1. My husband will know which movies we own and not buy doubles (not a common occurrence but it happens) this also applies to purchasing movies in the cloud – if we already own it, watch it! (we own Scooby-Doo live action twice on DVDs and once in the cloud – groan).
2. When we want to FIND a movie, I have organized them into 6 categories – drama / thriller/ mystery, action, comedy, adventure / super hero, family non-animated, and family animated. All we have to do now is search in the app then look through then corresponding box to find a movie! With a lack of DVDs everywhere we have a space to safely keep the boxes and it seems to be working, 🤞🏼 so far.

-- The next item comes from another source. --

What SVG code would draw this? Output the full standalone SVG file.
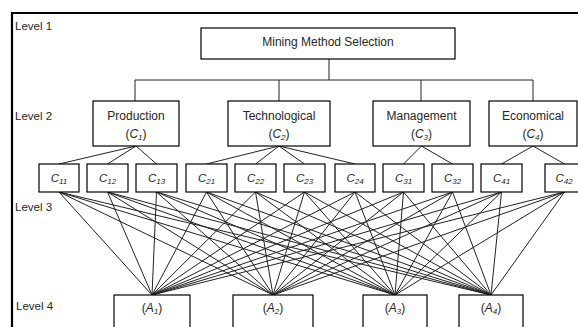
<svg xmlns="http://www.w3.org/2000/svg" width="578" height="327" viewBox="0 0 578 327">
<style>
.box{fill:#fff;stroke:#000;stroke-width:1.2}
.t{font-family:"Liberation Sans",Arial,sans-serif;font-size:12px;fill:#262626;text-anchor:middle}
.lv{font-family:"Liberation Sans",Arial,sans-serif;font-size:11.5px;fill:#262626}
.ci{font-family:"Liberation Sans",Arial,sans-serif;font-size:11.5px;font-style:italic;fill:#262626;text-anchor:middle}
.sub{font-size:8px}
.conn line,.conn path{stroke:#222;stroke-width:1;fill:none}
</style>
<rect x="0" y="0" width="578" height="327" fill="#fff"/>
<path d="M12,330 V13 H580" fill="none" stroke="#000" stroke-width="2.2"/>
<text class="lv" x="15" y="30">Level 1</text>
<text class="lv" x="15" y="120">Level 2</text>
<text class="lv" x="15" y="211">Level 3</text>
<text class="lv" x="16" y="310">Level 4</text>
<g id="connectors" class="conn">
<path d="M329,59 V80 M135,80 H533 M135,80 V101 M279,80 V101 M421,80 V101 M533,80 V101"/>
<line x1="136" y1="146" x2="59" y2="164"/>
<line x1="136" y1="146" x2="107.5" y2="164"/>
<line x1="136" y1="146" x2="156.5" y2="164"/>
<line x1="279" y1="146" x2="206.5" y2="164"/>
<line x1="279" y1="146" x2="255.5" y2="164"/>
<line x1="279" y1="146" x2="304.5" y2="164"/>
<line x1="279" y1="146" x2="355" y2="164"/>
<line x1="421.5" y1="146" x2="403.5" y2="164"/>
<line x1="421.5" y1="146" x2="452.5" y2="164"/>
<line x1="533" y1="146" x2="501.5" y2="164"/>
<line x1="533" y1="146" x2="564.5" y2="164"/>
<path d="M59,192 L152,295 M59,192 L273,295 M59,192 L395,295 M59,192 L491,295
M107.5,192 L152,295 M107.5,192 L273,295 M107.5,192 L395,295 M107.5,192 L491,295
M156.5,192 L152,295 M156.5,192 L273,295 M156.5,192 L395,295 M156.5,192 L491,295
M206.5,192 L152,295 M206.5,192 L273,295 M206.5,192 L395,295 M206.5,192 L491,295
M255.5,192 L152,295 M255.5,192 L273,295 M255.5,192 L395,295 M255.5,192 L491,295
M304.5,192 L152,295 M304.5,192 L273,295 M304.5,192 L395,295 M304.5,192 L491,295
M355,192 L152,295 M355,192 L273,295 M355,192 L395,295 M355,192 L491,295
M403.5,192 L152,295 M403.5,192 L273,295 M403.5,192 L395,295 M403.5,192 L491,295
M452.5,192 L152,295 M452.5,192 L273,295 M452.5,192 L395,295 M452.5,192 L491,295
M501.5,192 L152,295 M501.5,192 L273,295 M501.5,192 L395,295 M501.5,192 L491,295
M564.5,192 L152,295 M564.5,192 L273,295 M564.5,192 L395,295 M564.5,192 L491,295"/>
</g>
<g id="goal"><rect class="box" x="201" y="28" width="254" height="31"/><text class="t" x="328" y="46">Mining Method Selection</text></g>
<g id="c1"><rect class="box" x="93" y="101" width="86" height="45"/><text class="t" x="136" y="120">Production</text><text class="t" x="136" y="138">(<tspan font-style="italic">C</tspan><tspan class="sub" font-style="italic" dy="2">1</tspan><tspan dy="-2">)</tspan></text></g>
<g id="c2"><rect class="box" x="228" y="101" width="102" height="45"/><text class="t" x="279" y="120">Technological</text><text class="t" x="279" y="138">(<tspan font-style="italic">C</tspan><tspan class="sub" font-style="italic" dy="2">2</tspan><tspan dy="-2">)</tspan></text></g>
<g id="c3"><rect class="box" x="373" y="101" width="97" height="45"/><text class="t" x="421.5" y="120">Management</text><text class="t" x="421.5" y="138">(<tspan font-style="italic">C</tspan><tspan class="sub" font-style="italic" dy="2">3</tspan><tspan dy="-2">)</tspan></text></g>
<g id="c4"><rect class="box" x="489" y="101" width="88" height="45"/><text class="t" x="533" y="120">Economical</text><text class="t" x="533" y="138">(<tspan font-style="italic">C</tspan><tspan class="sub" font-style="italic" dy="2">4</tspan><tspan dy="-2">)</tspan></text></g>
<g id="c11"><rect class="box" x="39" y="164" width="40" height="28"/><text class="ci" x="59" y="182">C<tspan class="sub" dy="2">11</tspan></text></g>
<g id="c12"><rect class="box" x="87" y="164" width="41" height="28"/><text class="ci" x="107.5" y="182">C<tspan class="sub" dy="2">12</tspan></text></g>
<g id="c13"><rect class="box" x="136" y="164" width="41" height="28"/><text class="ci" x="156.5" y="182">C<tspan class="sub" dy="2">13</tspan></text></g>
<g id="c21"><rect class="box" x="186" y="164" width="41" height="28"/><text class="ci" x="206.5" y="182">C<tspan class="sub" dy="2">21</tspan></text></g>
<g id="c22"><rect class="box" x="235" y="164" width="41" height="28"/><text class="ci" x="255.5" y="182">C<tspan class="sub" dy="2">22</tspan></text></g>
<g id="c23"><rect class="box" x="284" y="164" width="41" height="28"/><text class="ci" x="304.5" y="182">C<tspan class="sub" dy="2">23</tspan></text></g>
<g id="c24"><rect class="box" x="335" y="164" width="40" height="28"/><text class="ci" x="355" y="182" fill="#1f3a7a">C<tspan class="sub" dy="2">24</tspan></text></g>
<g id="c31"><rect class="box" x="383" y="164" width="41" height="28"/><text class="ci" x="403.5" y="182">C<tspan class="sub" dy="2">31</tspan></text></g>
<g id="c32"><rect class="box" x="432" y="164" width="41" height="28"/><text class="ci" x="452.5" y="182">C<tspan class="sub" dy="2">32</tspan></text></g>
<g id="c41"><rect class="box" x="481" y="164" width="41" height="28"/><text class="ci" x="501.5" y="182">C<tspan class="sub" dy="2">41</tspan></text></g>
<g id="c42"><rect class="box" x="545" y="164" width="40" height="28"/><text class="ci" x="564" y="182">C<tspan class="sub" dy="2">42</tspan></text></g>
<g id="a1"><rect class="box" x="114" y="295" width="76" height="34"/><text class="t" x="152" y="312">(<tspan font-style="italic">A</tspan><tspan class="sub" font-style="italic" dy="2">1</tspan><tspan dy="-2">)</tspan></text></g>
<g id="a2"><rect class="box" x="233" y="295" width="80" height="34"/><text class="t" x="273" y="312">(<tspan font-style="italic">A</tspan><tspan class="sub" font-style="italic" dy="2">2</tspan><tspan dy="-2">)</tspan></text></g>
<g id="a3"><rect class="box" x="363" y="295" width="64" height="34"/><text class="t" x="395" y="312">(<tspan font-style="italic">A</tspan><tspan class="sub" font-style="italic" dy="2">3</tspan><tspan dy="-2">)</tspan></text></g>
<g id="a4"><rect class="box" x="459" y="295" width="64" height="34"/><text class="t" x="491" y="312">(<tspan font-style="italic">A</tspan><tspan class="sub" font-style="italic" dy="2">4</tspan><tspan dy="-2">)</tspan></text></g>
</svg>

You do have to keep an eye on the scans, occasionally a movie will scan as the newer version (think the older, animated Aladdin, and the new, live-action one) OR it will get part of the name wrong since the bar codes are associated with many movies sometimes with similar names. After scanning 5-10, a simple glance at the list will confirm which movie was correctly coded and if it wasn’t, you have an option to update it easily. Sometimes movies don’t have a visible Code and you can pull those up with a quick online search. Overall, it is pretty user friendly, and this is not an ad – I genuinely use it!
So far I have two sets of movies that aren’t going into sleeves. My husband’s collection of old western and cinematic triumphs – like Patton or the Unforgiven – are all in their cases for the time being until I bring myself to dealing with them (they will most likely all go in the same bin but I have to start somewhere). Also, the cardboard boxes are a pain, they don’t have the cover sleeve in the plastic case and I might just keep those separated as a “cardboard box” section that transcends the categories I mentioned above!
So there you have it, a few years worth of movie organizing boiled down for ya. It is a work in progress and has NOT resulted in a throne yet – hopefully it never will. Good luck filing away those flicks my fellow cinephiles!